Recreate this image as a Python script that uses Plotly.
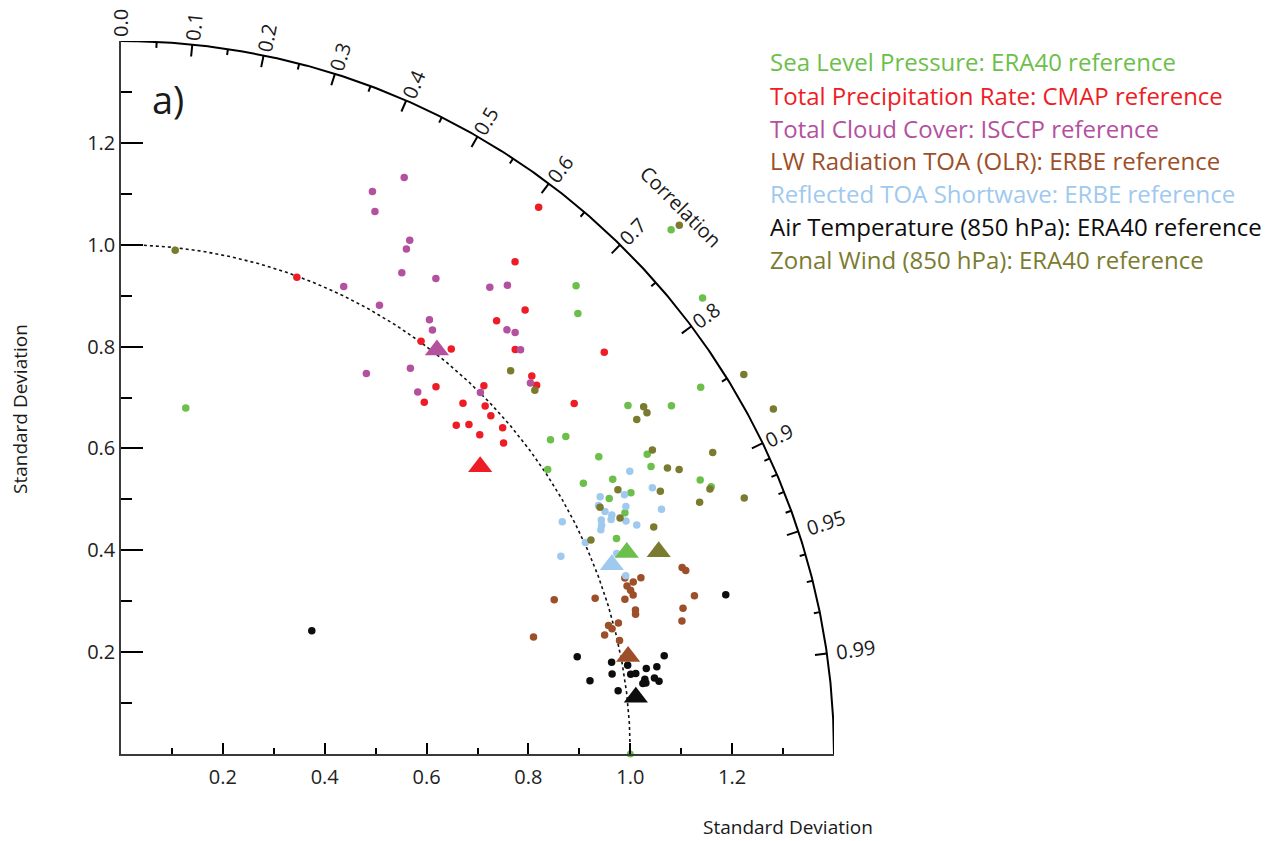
import numpy as np
import plotly.graph_objects as go

# ---------------------------------------------------------------------------
# Taylor diagram: normalised standard deviation vs. correlation with reference
# ---------------------------------------------------------------------------

# Sea Level Pressure (ERA40 reference)
slp_std = [0.691, 1.282, 1.246, 1.492, 1.451, 1.347, 1.208, 1.279, 1.045, 1.073, 1.105,
           1.189, 1.007, 1.184, 1.106, 1.052, 1.258, 1.272, 1.125, 1.082, 1.097, 1.061]
slp_corr = [0.184, 0.697, 0.720, 0.724, 0.787, 0.845, 0.824, 0.845, 0.807, 0.814, 0.849,
            0.869, 0.832, 0.879, 0.873, 0.863, 0.904, 0.911, 0.890, 0.886, 0.902, 0.917]

# Total Precipitation Rate (CMAP reference)
pr_std = [0.998, 1.002, 1.026, 0.950, 0.912, 1.351, 1.238, 1.179, 1.126, 1.109, 1.096, 1.091,
          1.015, 0.962, 0.989, 1.125, 0.984, 0.922, 0.941, 0.986, 0.943, 0.968, 1.234]
pr_corr = [0.346, 0.588, 0.632, 0.651, 0.653, 0.607, 0.625, 0.673, 0.655, 0.698, 0.736, 0.748,
           0.702, 0.698, 0.723, 0.791, 0.738, 0.714, 0.726, 0.760, 0.747, 0.776, 0.769]

# Total Cloud Cover (ISCCP reference)
clt_std = [1.261, 1.210, 1.176, 1.157, 1.139, 1.094, 1.120, 1.017, 1.017, 1.046, 1.033,
           0.889, 0.947, 0.919, 1.168, 1.193, 1.126, 1.133, 1.116, 1.085, 1.001]
clt_corr = [0.441, 0.408, 0.424, 0.490, 0.492, 0.504, 0.552, 0.430, 0.499, 0.579, 0.592,
            0.542, 0.600, 0.634, 0.620, 0.636, 0.673, 0.683, 0.703, 0.741, 0.705]

# LW Radiation TOA (OLR) (ERBE reference)
olr_std = [1.048, 1.078, 1.061, 1.161, 1.166, 1.047, 1.051, 1.053, 1.035, 0.980, 0.903,
           1.168, 1.049, 1.047, 1.140, 1.132, 1.010, 0.990, 0.995, 0.978, 0.842, 1.004]
olr_corr = [0.944, 0.947, 0.948, 0.949, 0.951, 0.949, 0.952, 0.955, 0.956, 0.950, 0.942,
            0.964, 0.963, 0.965, 0.968, 0.973, 0.967, 0.967, 0.969, 0.971, 0.962, 0.975]

# Reflected TOA Shortwave (ERBE reference)
rsw_std = [1.143, 1.167, 1.112, 1.068, 1.104, 1.057, 1.063, 1.165, 1.072, 1.067,
           1.092, 1.049, 0.979, 1.045, 1.108, 1.040, 1.002, 0.947, 1.050, 1.051]
rsw_corr = [0.874, 0.894, 0.889, 0.881, 0.898, 0.887, 0.894, 0.911, 0.899, 0.902,
            0.908, 0.899, 0.885, 0.903, 0.914, 0.906, 0.910, 0.912, 0.927, 0.943]

# Air Temperature 850 hPa (ERA40 reference)
ta_std = [0.446, 1.228, 0.916, 0.980, 1.084, 1.010, 1.045, 1.066, 0.977,
          1.013, 1.023, 1.039, 1.058, 0.932, 1.040, 1.066, 1.034, 0.984]
ta_corr = [0.840, 0.967, 0.978, 0.983, 0.984, 0.985, 0.987, 0.987, 0.987,
           0.988, 0.988, 0.990, 0.990, 0.988, 0.991, 0.991, 0.991, 0.992]

# Zonal Wind 850 hPa (ERA40 reference)
ua_std = [0.995, 1.510, 1.432, 1.449, 1.232, 1.231, 1.207, 1.202, 1.304, 1.211, 1.230,
          1.268, 1.239, 1.178, 1.105, 1.058, 1.084, 1.137, 1.014, 1.323, 1.073, 1.082]
ua_corr = [0.107, 0.726, 0.854, 0.884, 0.833, 0.839, 0.839, 0.868, 0.891, 0.886, 0.891,
           0.912, 0.917, 0.899, 0.883, 0.889, 0.904, 0.920, 0.910, 0.925, 0.713, 0.751]

# Multi-model means (triangles), same order as the legend
mean_std = [1.069, 0.903, 1.007, 1.014, 1.033, 1.017, 1.128]
mean_corr = [0.929, 0.781, 0.616, 0.982, 0.933, 0.994, 0.936]

# Reference point
ref_std, ref_corr = 1.0, 1.0

series_labels = [
    "Sea Level Pressure: ERA40 reference",
    "Total Precipitation Rate: CMAP reference",
    "Total Cloud Cover: ISCCP reference",
    "LW Radiation TOA (OLR): ERBE reference",
    "Reflected TOA Shortwave: ERBE reference",
    "Air Temperature (850 hPa): ERA40 reference",
    "Zonal Wind (850 hPa): ERA40 reference",
]
series_colors = ["#6cbf4a", "#ee1d25", "#b4519f", "#9c4f28", "#9fc9ee", "#0d0d0d", "#7b7b30"]

corr_major = [0.0, 0.1, 0.2, 0.3, 0.4, 0.5, 0.6, 0.7, 0.8, 0.9, 0.95, 0.99]
corr_minor = [0.05, 0.15, 0.25, 0.35, 0.45, 0.55, 0.65, 0.75, 0.85,
              0.91, 0.92, 0.93, 0.94, 0.96, 0.97, 0.98]
std_major = [0.2, 0.4, 0.6, 0.8, 1.0, 1.2]
std_minor = [0.1, 0.3, 0.5, 0.7, 0.9, 1.1, 1.3]

R_MAX = 1.4
FONT = "Open Sans"
W, H = 1281, 841
ML, MR, MT, MB = 121, 447, 41, 87
PW, PH = W - ML - MR, H - MT - MB
PX = PW / R_MAX  # pixels per unit


def polar(std, corr):
    std = np.asarray(std, dtype=float)
    corr = np.asarray(corr, dtype=float)
    return std * corr, std * np.sqrt(1.0 - corr ** 2)


# helpers for placing text in paper coordinates
def px2paper_x(px):
    return (px - ML) / PW


def px2paper_y(py):
    return (H - MB - py) / PH


fig = go.Figure()

# outer correlation arc
th = np.linspace(0, np.pi / 2, 400)
fig.add_trace(go.Scatter(x=R_MAX * np.cos(th), y=R_MAX * np.sin(th), mode="lines",
                         line=dict(color="black", width=2), hoverinfo="skip", cliponaxis=False))

# dotted arc of unit standard deviation
fig.add_trace(go.Scatter(x=np.cos(th), y=np.sin(th), mode="lines",
                         line=dict(color="#111", width=1.6, dash="dot"), hoverinfo="skip"))

# ticks on the correlation arc
tx, ty = [], []
for vals, ln in ((corr_major[1:], 12 / PX), (corr_minor, 6 / PX)):
    for c in vals:
        a = np.arccos(c)
        tx += [R_MAX * np.cos(a), (R_MAX - ln) * np.cos(a), None]
        ty += [R_MAX * np.sin(a), (R_MAX - ln) * np.sin(a), None]
fig.add_trace(go.Scatter(x=tx, y=ty, mode="lines", line=dict(color="black", width=2),
                         hoverinfo="skip", cliponaxis=False))

# model points
groups = [(slp_std, slp_corr), (pr_std, pr_corr), (clt_std, clt_corr), (olr_std, olr_corr),
          (rsw_std, rsw_corr), (ta_std, ta_corr), (ua_std, ua_corr)]
for (s, c), col in zip(groups, series_colors):
    x, y = polar(s, c)
    fig.add_trace(go.Scatter(x=x, y=y, mode="markers", hoverinfo="skip", cliponaxis=False,
                             marker=dict(size=7.5, color=col, line=dict(width=0))))

# reference point on the x axis
rx, ry = polar([ref_std], [ref_corr])
fig.add_trace(go.Scatter(x=rx, y=ry, mode="markers", cliponaxis=False, hoverinfo="skip",
                         marker=dict(size=7, color=series_colors[0])))

# multi-model means
mx, my = polar(mean_std, mean_corr)
fig.add_trace(go.Scatter(x=mx, y=my, mode="markers", hoverinfo="skip", cliponaxis=False,
                         marker=dict(symbol="triangle-up", size=21, color=series_colors,
                                     line=dict(width=0))))

ann = []
# correlation tick labels, written radially outside the arc
for c in corr_major:
    a = np.arccos(c)
    txt = f"{c:.2f}" if c in (0.95, 0.99) else f"{c:.1f}"
    rl = R_MAX + (29 if len(txt) > 3 else 18) / PX
    ann.append(dict(x=rl * np.cos(a) / R_MAX, y=rl * np.sin(a) / R_MAX, xref="paper", yref="paper",
                    text=txt, showarrow=False, textangle=-np.degrees(a),
                    xanchor="center", yanchor="middle",
                    font=dict(family=FONT, size=20, color="#1a1a1a")))


def text_at(px, py, txt, size, angle=0, anchor="center", color="#1a1a1a"):
    ann.append(dict(x=px2paper_x(px), y=px2paper_y(py), xref="paper", yref="paper", text=txt,
                    showarrow=False, textangle=angle, xanchor=anchor, yanchor="middle",
                    font=dict(family=FONT, size=size, color=color)))


text_at(681, 206, "Correlation", 20, angle=45)
text_at(168, 99, "a)", 38)
text_at(788, 827, "Standard Deviation", 19)
text_at(20, 409, "Standard Deviation", 19, angle=-90)

legend_y = [61.7, 95, 128.3, 160.5, 193.5, 226.7, 259]
for lab, col, ly in zip(series_labels, series_colors, legend_y):
    text_at(768, ly, lab, 24, anchor="left", color=col)

axis_common = dict(range=[0, R_MAX], showgrid=False, zeroline=False, showline=True,
                   linecolor="#3a3a3a", linewidth=1.5, ticks="inside", tickcolor="black",
                   tickwidth=2, tickmode="array", tickvals=std_major,
                   ticktext=[f"{v:.1f}" for v in std_major],
                   tickfont=dict(family=FONT, size=20, color="#222"), automargin=False,
                   fixedrange=True)

fig.update_layout(
    template="none",
    width=W, height=H,
    margin=dict(l=ML, r=MR, t=MT, b=MB, pad=0),
    paper_bgcolor="white", plot_bgcolor="white",
    showlegend=False, hovermode=False,
    xaxis=dict(**axis_common, ticklen=11, ticklabelstandoff=4,
               minor=dict(tickvals=std_minor, ticklen=6, tickwidth=2, tickcolor="black", ticks="inside")),
    yaxis=dict(**axis_common, ticklen=22,
               minor=dict(tickvals=std_minor, ticklen=11, tickwidth=2, tickcolor="black", ticks="inside")),
    annotations=ann,
)

fig.write_html("out.html")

Goal of the exercise | With the pictures left out, restate word for word every line of the data above, from the first down to the line that contains "0.703, 0.741, 0.705]".

Solution |
Recreate this image as a Python script that uses Plotly.
import numpy as np
import plotly.graph_objects as go

# ---------------------------------------------------------------------------
# Taylor diagram: normalised standard deviation vs. correlation with reference
# ---------------------------------------------------------------------------

# Sea Level Pressure (ERA40 reference)
slp_std = [0.691, 1.282, 1.246, 1.492, 1.451, 1.347, 1.208, 1.279, 1.045, 1.073, 1.105,
           1.189, 1.007, 1.184, 1.106, 1.052, 1.258, 1.272, 1.125, 1.082, 1.097, 1.061]
slp_corr = [0.184, 0.697, 0.720, 0.724, 0.787, 0.845, 0.824, 0.845, 0.807, 0.814, 0.849,
            0.869, 0.832, 0.879, 0.873, 0.863, 0.904, 0.911, 0.890, 0.886, 0.902, 0.917]

# Total Precipitation Rate (CMAP reference)
pr_std = [0.998, 1.002, 1.026, 0.950, 0.912, 1.351, 1.238, 1.179, 1.126, 1.109, 1.096, 1.091,
          1.015, 0.962, 0.989, 1.125, 0.984, 0.922, 0.941, 0.986, 0.943, 0.968, 1.234]
pr_corr = [0.346, 0.588, 0.632, 0.651, 0.653, 0.607, 0.625, 0.673, 0.655, 0.698, 0.736, 0.748,
           0.702, 0.698, 0.723, 0.791, 0.738, 0.714, 0.726, 0.760, 0.747, 0.776, 0.769]

# Total Cloud Cover (ISCCP reference)
clt_std = [1.261, 1.210, 1.176, 1.157, 1.139, 1.094, 1.120, 1.017, 1.017, 1.046, 1.033,
           0.889, 0.947, 0.919, 1.168, 1.193, 1.126, 1.133, 1.116, 1.085, 1.001]
clt_corr = [0.441, 0.408, 0.424, 0.490, 0.492, 0.504, 0.552, 0.430, 0.499, 0.579, 0.592,
            0.542, 0.600, 0.634, 0.620, 0.636, 0.673, 0.683, 0.703, 0.741, 0.705]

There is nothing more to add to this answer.